Alan Jones, Australian rugby’s most successful coach of all time and an influential media figure, was charged on Monday with a string of sexual offences spanning nearly two decades.
Detectives from the New South Wales Child Abuse Squad arrested Jones, 83, at his Sydney harbourside home after eight men came forward to police, including one who was a schoolboy at the time he was allegedly kissed and groped by the former Wallabies coach.
“I wish to commend the victims in their bravery in coming forward,” NSW Police Assistant Commissioner Michael Fitzgerald said.
“They are fully aware, as are the investigators, that the hard work is just beginning.”
Police confirmed the youngest accuser was 17 at the time of the alleged offences. Another is a former Olympic athlete, according to Sydney’s Daily Telegraph.
Police in the strike force set up to investigate Jones expected to hear from more alleged victims, Assistant Commissioner Fitzgerald said.
Barrister Chris Murphy said Jones “denies any misconduct”.

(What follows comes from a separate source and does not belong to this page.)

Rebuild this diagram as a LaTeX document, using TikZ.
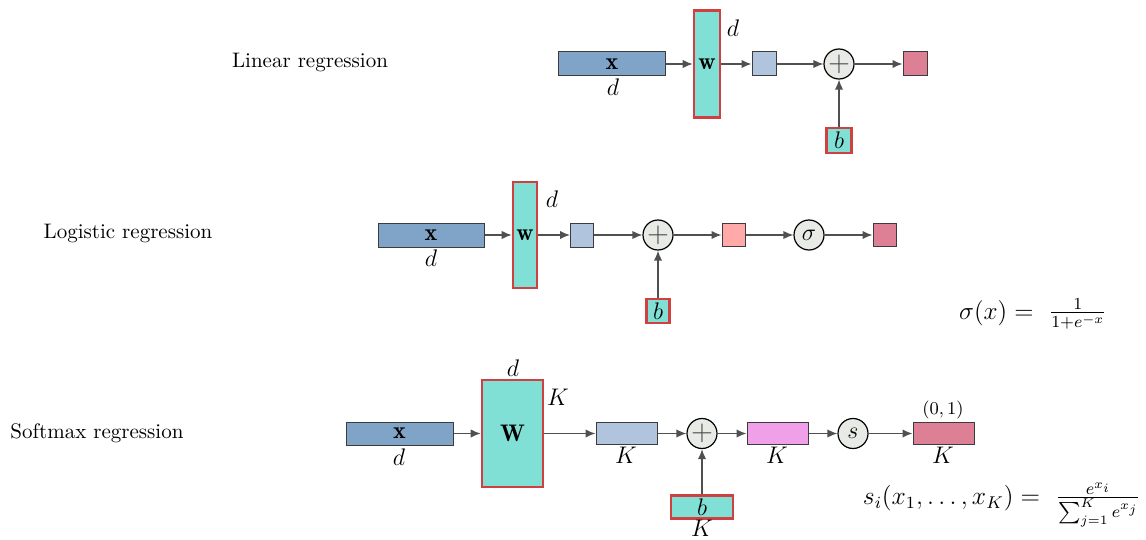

“Allegations have been made, nothing has been tested, nothing has been proven,” Murphy told media outside a Sydney police station.
“Alan Jones will assert his innocence appropriately in the courtroom.”
In total, police laid 24 charges for incidents between 2001 and 2019. They included 11 counts of aggravated indecent assault, nine counts of assault with act of indecency, two counts of sexually touching another person without consent and two counts of common assault.
‘The get-Jones campaign is nothing new in my life’
Jones’ career has ranged from teaching to sport, media and politics. He was best known in the UK in the 1980s as the rugby union coach who guided the Wallabies to their famous Grand Slam victories over England, Ireland, Wales and Scotland.
He later went on to become the most powerful Conservative radio host in Australia – and the most controversial, given his record of commentary about Aboriginals and women in leadership.
In 2019, he infamously called Jacinda Arden, then the New Zealand prime minister, “a clown” and suggested the Australian prime minister Scott Morrison should “shove a sock down her throat”.
In another rant in 2011, Jones told listeners the then-Australian prime minister Julia Gillard should be shoved in a “chaff bag” and thrown out to sea.
“Women are destroying the joint,” he said of her and several other female leaders in 2012.
Perhaps the most damaging moment of his radio career was the release of findings of an investigation by the Australian media watchdog, ACMA, which concluded that he helped incite the 2005 Cronulla race riots in western Sydney by broadcasting material “that was likely to encourage violence or brutality and to vilify people of Lebanese and Middle-Eastern backgrounds on the basis of ethnicity”.
Jones survived – and thrived – through all of those controversies. He was awarded an Order of Australia medal and in recent years landed plum roles on Sky News and as a columnist for News Corp newspapers.
All that changed last year when the Sydney Morning Herald published young men’s accounts of off-air encounters with the broadcaster.
One man, who was 20 when he started work at 2GB radio station with Mr Jones as his boss, claimed he would “corner him and forcibly kiss him on the lips” in the office elevator.
Jones had “wandering hands” and had touched his groin when the pair shared a car ride, the accuser told the newspaper.
“He knew I wasn’t gay, so it was about power dynamics,” the former radio station employee said.
Another man said Jones was drunk when he fondled him in a restaurant then gave him $20.
Jones has always vehemently denied the allegations, claiming he was the target of a “get-Jones campaign”.
“I refute them entirely and the inferences associated with them,” he said in a video released earlier this year.
Jones was bailed on Monday afternoon to appear in court in December.